My dad never owned a credit card. If you didn’t have it, you didn’t spend it. I remember him in his later years going to Eaton’s with my mother to buy a new set of appliances, and taking the money from the bank first and walking in there with over a thousand dollars in cash. Though I’m a child of the modern era and have lots of credit cards and am used to dealing with banks and loans, somewhere that attitude is in the back of my consciousness. Prairie folk have that.
In those years people became disaffected with the status quo. People just said, “No one party represents me on this, so I’ve got to find another party.” There was the Reform Party. I didn’t think it was going anywhere, I’ll be honest. I was wrong. I didn’t see them as a threat, I honestly didn’t. I totally misread that. The Reformers tapped into something and they inflamed it.
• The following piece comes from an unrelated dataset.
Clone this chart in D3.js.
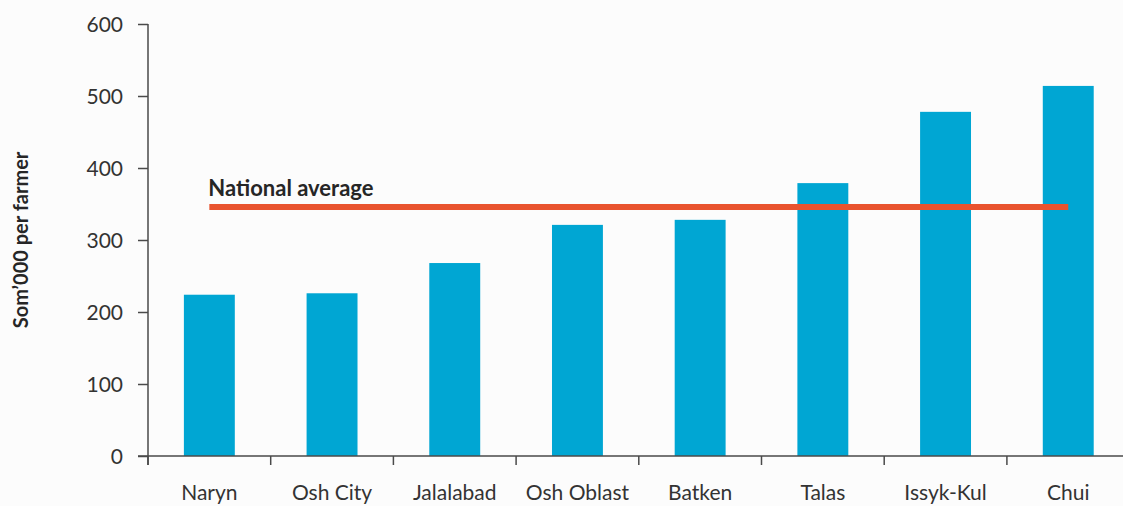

I was in British Columbia at a Western Premiers’ Conference, at a gathering of Conservatives. I found people coming up to me and telling me how mad they were, and they were Conservatives who were telling me this. I thought, wow, this Reform thing really does have legs.
My view was our political leaders were becoming performers. Brian Mulroney was a media star. He was charismatic, he was a wonderful speaker, he could set a crowd alive at any time, he had funny stories. He just seemed to over-promote and under-deliver, whereas his successor Jean Chretien under-promoted and over-delivered. There’s no question that Western backlash was specifically against Brian Mulroney.